Researchers have observed the new mindfulness-based stress reduction (MBSR) technique of reducing high blood pressure or hypertension has some positive changes on patients.
MBSR technique builds on recent research findings that a positive attitude towards life, keeping the mind free of too much stress, anxiety and following simple tips to de-stress and relax play a crucial role in curbing high blood pressure.
Traditionally hypertension and high blood pressure are treated with medication, lifestyle changes and diet.
These patients were required to go through body scan exercises, meditation and yoga for a period of 45 minutes six days a week. The mindfulness-based stress reduction program also included discussions on stress related topics and assignments to track the patient's mood and anxiety levels.
The researchers of the MBSR study noticed a considerable reduction in the primary conditions and resulted in a 4.8-mm Hg reduction in systolic blood pressure (SBP) and a 1.9mm Hg reduction in diastolic blood pressure (DBP).
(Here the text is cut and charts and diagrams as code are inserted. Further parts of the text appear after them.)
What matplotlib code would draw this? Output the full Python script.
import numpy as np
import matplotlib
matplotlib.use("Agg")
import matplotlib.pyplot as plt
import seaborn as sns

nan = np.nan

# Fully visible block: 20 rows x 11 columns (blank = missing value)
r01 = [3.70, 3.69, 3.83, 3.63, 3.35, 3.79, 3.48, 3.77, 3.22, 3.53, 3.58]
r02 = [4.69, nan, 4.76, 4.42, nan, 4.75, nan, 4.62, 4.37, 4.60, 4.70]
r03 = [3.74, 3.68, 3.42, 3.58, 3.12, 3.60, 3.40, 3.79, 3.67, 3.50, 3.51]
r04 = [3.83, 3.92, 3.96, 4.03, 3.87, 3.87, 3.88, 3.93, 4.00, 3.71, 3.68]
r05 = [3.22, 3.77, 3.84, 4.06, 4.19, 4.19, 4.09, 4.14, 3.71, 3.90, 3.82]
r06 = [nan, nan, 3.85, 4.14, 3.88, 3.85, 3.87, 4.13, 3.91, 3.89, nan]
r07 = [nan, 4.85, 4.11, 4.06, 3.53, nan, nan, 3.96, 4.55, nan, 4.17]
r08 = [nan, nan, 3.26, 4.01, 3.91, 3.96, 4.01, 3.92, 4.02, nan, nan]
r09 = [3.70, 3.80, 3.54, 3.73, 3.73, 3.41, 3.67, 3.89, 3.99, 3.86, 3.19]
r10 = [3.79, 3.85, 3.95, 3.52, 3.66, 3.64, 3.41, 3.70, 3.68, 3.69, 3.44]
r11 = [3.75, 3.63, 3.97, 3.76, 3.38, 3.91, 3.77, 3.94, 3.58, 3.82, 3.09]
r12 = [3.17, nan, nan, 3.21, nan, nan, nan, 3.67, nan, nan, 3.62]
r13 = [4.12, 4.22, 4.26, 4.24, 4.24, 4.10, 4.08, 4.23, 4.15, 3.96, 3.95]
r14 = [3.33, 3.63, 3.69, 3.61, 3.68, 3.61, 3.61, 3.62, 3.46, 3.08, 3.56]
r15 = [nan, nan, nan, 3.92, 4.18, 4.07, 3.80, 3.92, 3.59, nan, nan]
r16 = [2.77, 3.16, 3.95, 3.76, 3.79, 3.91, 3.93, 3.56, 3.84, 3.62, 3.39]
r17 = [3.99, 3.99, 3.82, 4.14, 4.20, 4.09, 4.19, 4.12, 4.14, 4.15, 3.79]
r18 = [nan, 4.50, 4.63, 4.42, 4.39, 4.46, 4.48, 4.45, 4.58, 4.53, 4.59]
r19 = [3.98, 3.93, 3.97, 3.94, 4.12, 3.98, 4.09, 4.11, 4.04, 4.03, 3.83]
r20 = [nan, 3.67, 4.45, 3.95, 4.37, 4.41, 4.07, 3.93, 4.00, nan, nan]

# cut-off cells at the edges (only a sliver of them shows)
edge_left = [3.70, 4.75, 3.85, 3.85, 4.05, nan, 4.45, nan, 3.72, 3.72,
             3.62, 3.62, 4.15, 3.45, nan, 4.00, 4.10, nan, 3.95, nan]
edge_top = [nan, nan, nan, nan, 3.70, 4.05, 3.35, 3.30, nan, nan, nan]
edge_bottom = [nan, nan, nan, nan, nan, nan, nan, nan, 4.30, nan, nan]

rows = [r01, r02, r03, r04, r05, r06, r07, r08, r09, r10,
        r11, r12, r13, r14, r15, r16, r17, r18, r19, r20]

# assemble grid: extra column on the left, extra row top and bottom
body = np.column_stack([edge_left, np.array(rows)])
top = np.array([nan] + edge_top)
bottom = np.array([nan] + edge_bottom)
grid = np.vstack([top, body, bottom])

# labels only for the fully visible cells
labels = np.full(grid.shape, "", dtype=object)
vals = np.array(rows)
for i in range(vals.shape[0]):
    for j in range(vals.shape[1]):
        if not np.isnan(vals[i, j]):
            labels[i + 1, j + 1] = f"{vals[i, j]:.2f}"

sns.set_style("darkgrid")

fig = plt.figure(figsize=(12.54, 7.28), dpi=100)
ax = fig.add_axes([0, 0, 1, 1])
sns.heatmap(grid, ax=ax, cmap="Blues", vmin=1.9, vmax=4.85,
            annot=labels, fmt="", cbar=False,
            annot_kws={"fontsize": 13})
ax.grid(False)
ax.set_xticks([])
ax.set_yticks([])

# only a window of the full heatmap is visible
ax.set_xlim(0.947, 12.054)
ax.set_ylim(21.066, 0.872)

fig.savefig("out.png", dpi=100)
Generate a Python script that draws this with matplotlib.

Many more trials must be conducted to further evaluate the effectiveness of the mindfulness-based stress reduction technique, as it could have other applications for multiple maladies. Richard Josephson of Case Western Reserve University's School of Medicine said, 'This was one of the first prospective randomized trials of MBSR as a nonpharmocologic treatment option.'
The findings are recorded in the journal Psychosomatic Medicine.